Vacuum Bagging A fabrication technique where the fabric and resin layup, still in the mold, are bagged in plastic and a vacuum applied to flatten the materials and squeeze out excess resin. Produces strong, light boats with less effort than squeegeeing by hand.
Wet Exit Going into the water directly from your boat. It is imperative that both decked and open boaters be able to wet exit their boats quickly, smoothly and without tangling in gear, especially when in disoriented and violent whitewater (the usual conditions that mandate a wet exit.)
Whitewater Refers to the white foaming water produced when a river drips abruptly. It can range from a slight riffle to a major waterfall. Whitewater is produced in rivers and streams with adequate gradient and flow rate. Both are necessary. For example, most streams with an overall gradient of 20 feet per mile will produce whitewater. There must, of course, be sufficient flow to float your boat. High volume rivers often produce large rapids even though they have a slighter gradient. The Colorado River through the Grand Canyon has a gradient of nine feet per mile.
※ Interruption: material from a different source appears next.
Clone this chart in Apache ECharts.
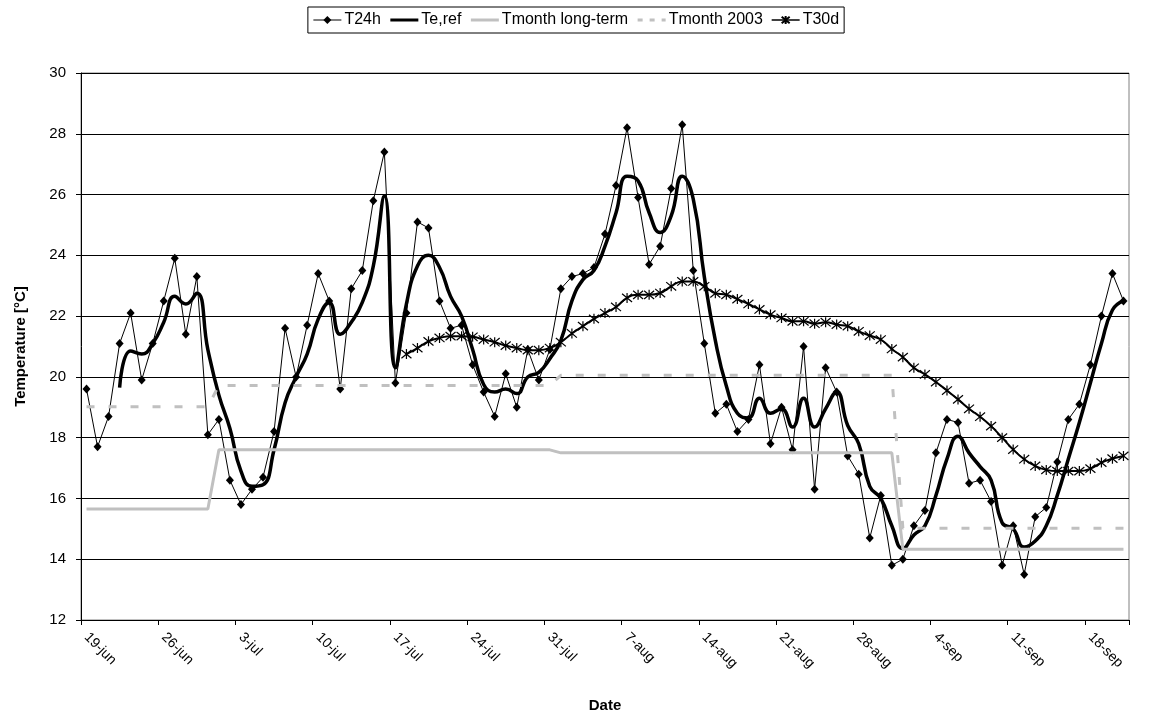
<!DOCTYPE html>
<html>
<head>
<meta charset="utf-8">
<script src="https://cdn.jsdelivr.net/npm/echarts@6/dist/echarts.min.js"></script>
<style>
html,body{margin:0;padding:0;background:#fff;}
#chart{width:1152px;height:718px;}
</style>
</head>
<body>
<div id="chart"></div>
<script>
// ---- categories: daily dates from 19-jun to 21-sep (2003) ----
var monthNames = ['jun', 'jul', 'aug', 'sep'];
var monthLengths = [30, 31, 31, 30];
var startDay = 19;
var dayCount = 95;

// ---- T24h daily mean temperature ----
var t24h = [19.6, 17.7, 18.7, 21.1, 22.1, 19.9, 21.1, 22.5, 23.9, 21.4,
            23.3, 18.1, 18.6, 16.6, 15.8, 16.3, 16.7, 18.2, 21.6, 20.0,
            21.7, 23.4, 22.5, 19.6, 22.9, 23.5, 25.8, 27.4, 19.8, 22.1,
            25.1, 24.9, 22.5, 21.6, 21.7, 20.4, 19.5, 18.7, 20.1, 19.0,
            20.9, 19.9, 20.9, 22.9, 23.3, 23.4, 23.6, 24.7, 26.3, 28.2,
            25.9, 23.7, 24.3, 26.2, 28.3, 23.5, 21.1, 18.8, 19.1, 18.2,
            18.6, 20.4, 17.8, 19.0, 17.6, 21.0, 16.3, 20.3, 19.5, 17.4,
            16.8, 14.7, 16.1, 13.8, 14.0, 15.1, 15.6, 17.5, 18.6, 18.5,
            16.5, 16.6, 15.9, 13.8, 15.1, 13.5, 15.4, 15.7, 17.2, 18.6,
            19.1, 20.4, 22.0, 23.4, 22.5];

// ---- Te,ref reference temperature (starts on day 4) ----
var teRef = [null, null, null, 19.65, 20.85, 20.75, 21.1, 21.8, 22.65, 22.4,
             22.75, 20.9, 19.4, 18.3, 16.9, 16.4, 16.45, 17.6, 19.15, 20.0,
             20.75, 21.9, 22.45, 21.4, 21.8, 22.45, 23.65, 25.95, 20.3, 22.4,
             23.65, 24.0, 23.6, 22.65, 22.0, 20.9, 19.75, 19.5, 19.6, 19.45,
             20.0, 20.15, 20.6, 21.2, 22.5, 23.2, 23.5, 24.3, 25.4, 26.6,
             26.45, 25.4, 24.75, 25.3, 26.6, 25.85, 23.3, 21.2, 19.7, 18.8,
             18.65, 19.3, 18.8, 18.95, 18.35, 19.3, 18.35, 18.95, 19.5, 18.4,
             17.8, 16.4, 16.0, 15.1, 14.35, 14.8, 15.1, 16.1, 17.3, 18.05,
             17.5, 17.05, 16.6, 15.2, 15.0, 14.4, 14.6, 15.1, 16.1, 17.3,
             18.5, 19.8, 21.1, 22.2, 22.5];

// ---- monthly means (jun, jul, aug, sep) ----
var tMonthLongTerm = [15.65, 17.6, 17.5, 14.33];
var tMonth2003 = [19.02, 19.72, 20.05, 15.02];

// ---- T30d running 30-day mean (starts on day 30) ----
var t30dStart = 29;
var t30d = [20.75, 20.95, 21.17, 21.28, 21.34, 21.34, 21.32, 21.23, 21.14, 21.03,
            20.95, 20.88, 20.88, 20.95, 21.14, 21.43, 21.67, 21.91, 22.1, 22.3,
            22.6, 22.7, 22.7, 22.76, 22.98, 23.14, 23.14, 22.98, 22.75, 22.7,
            22.56, 22.4, 22.22, 22.05, 21.94, 21.83, 21.83, 21.75, 21.8, 21.72,
            21.67, 21.5, 21.36, 21.23, 20.92, 20.65, 20.3, 20.08, 19.83, 19.55,
            19.26, 18.95, 18.69, 18.38, 18.0, 17.61, 17.29, 17.07, 16.94, 16.9,
            16.9, 16.9, 16.98, 17.18, 17.31, 17.4];

// ---- build category labels and month index per day ----
var categories = [];
var monthIdx = [];
(function () {
  var m = 0, d = startDay;
  for (var i = 0; i < dayCount; i++) {
    categories.push(d + '-' + monthNames[m]);
    monthIdx.push(m);
    d++;
    if (d > monthLengths[m]) { d = 1; m++; }
  }
})();
var longTermDaily = monthIdx.map(function (m) { return tMonthLongTerm[m]; });
var m2003Daily = monthIdx.map(function (m) { return tMonth2003[m]; });
var t30dDaily = categories.map(function (c, i) {
  return i < t30dStart ? null : t30d[i - t30dStart];
});

var FONT = 'Arial, "Liberation Sans", sans-serif';
var starPath = 'path://M0,0L10,10M10,0L0,10M5,-1L5,11';

var chart = echarts.init(document.getElementById('chart'), null, { renderer: 'canvas' });
chart.setOption({
  animation: false,
  backgroundColor: '#ffffff',
  textStyle: { fontFamily: FONT, color: '#000' },
  legend: {
    top: 7,
    left: 'center',
    borderColor: '#000',
    borderWidth: 1,
    padding: [5, 5, 5, 5],
    itemGap: 8,
    itemWidth: 28,
    itemHeight: 10,
    textStyle: { fontFamily: FONT, fontSize: 16, color: '#000', padding: [0, 0, 0, -2] },
    data: [
      { name: 'T24h', lineStyle: { width: 1 } },
      { name: 'Te,ref', itemStyle: { opacity: 0 }, lineStyle: { width: 3 } },
      { name: 'Tmonth long-term', itemStyle: { opacity: 0 }, lineStyle: { width: 3 } },
      { name: 'Tmonth 2003', itemStyle: { opacity: 0 }, lineStyle: { width: 3, type: [5, 7] } },
      { name: 'T30d', lineStyle: { width: 1.5 } }
    ]
  },
  grid: {
    left: 81, right: 23, top: 73, bottom: 97,
    show: true, borderColor: '#808080', borderWidth: 1, backgroundColor: '#fff'
  },
  xAxis: {
    type: 'category',
    data: categories,
    boundaryGap: true,
    name: 'Date',
    nameLocation: 'middle',
    nameGap: 78,
    nameTextStyle: { fontFamily: FONT, fontSize: 15, fontWeight: 'bold', color: '#000' },
    axisLine: { lineStyle: { color: '#000', width: 1 } },
    axisTick: { show: true, interval: 6, length: 5, lineStyle: { color: '#000' } },
    axisLabel: { interval: 6, rotate: -45, margin: 15, fontFamily: FONT, fontSize: 14, color: '#000' },
    splitLine: { show: false }
  },
  yAxis: {
    type: 'value',
    min: 12, max: 30, interval: 2,
    name: 'Temperature [°C]',
    nameLocation: 'middle',
    nameGap: 53,
    nameTextStyle: { fontFamily: FONT, fontSize: 15, fontWeight: 'bold', color: '#000' },
    axisLine: { show: true, lineStyle: { color: '#000', width: 1 } },
    axisTick: { show: true, length: 5, lineStyle: { color: '#000' } },
    axisLabel: { margin: 15, fontFamily: FONT, fontSize: 15, color: '#000' },
    splitLine: { show: true, lineStyle: { color: '#000', width: 1 } }
  },
  series: [
    {
      name: 'T24h', type: 'line', data: t24h,
      symbol: 'diamond', symbolSize: [8, 9], showAllSymbol: true,
      lineStyle: { color: '#000', width: 1 },
      itemStyle: { color: '#000' },
      z: 2
    },
    {
      name: 'Te,ref', type: 'line', data: teRef, smooth: 0.5,
      symbol: 'none', connectNulls: false,
      lineStyle: { color: '#000', width: 3.5 },
      itemStyle: { color: '#000' },
      z: 3
    },
    {
      name: 'Tmonth long-term', type: 'line', data: longTermDaily,
      symbol: 'none',
      lineStyle: { color: '#c0c0c0', width: 3 },
      itemStyle: { color: '#c0c0c0' },
      z: 4
    },
    {
      name: 'Tmonth 2003', type: 'line', data: m2003Daily,
      symbol: 'none',
      lineStyle: { color: '#c0c0c0', width: 3, type: [8, 14] },
      itemStyle: { color: '#c0c0c0' },
      z: 5
    },
    {
      name: 'T30d', type: 'line', data: t30dDaily, smooth: 0.5,
      symbol: starPath, symbolSize: 10, showAllSymbol: true,
      lineStyle: { color: '#000', width: 2 },
      itemStyle: { color: '#000', borderColor: '#000', borderWidth: 1.2 },
      z: 6
    }
  ]
});
</script>
</body>
</html>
Gradients above 50 feet per mile usually produce demanding whitewater. One hundred feet per mile is a severe gradient, although small creeks with gradients in excess of 200 feet per mile are regularly run by top paddlers. Conversely, large volumes of water moving down low gradient rivers will not produce whitewater.
Wildwater Racing Races are held on a section of whitewater river several miles long. The paddler selects the best route to run the course in the fastest time.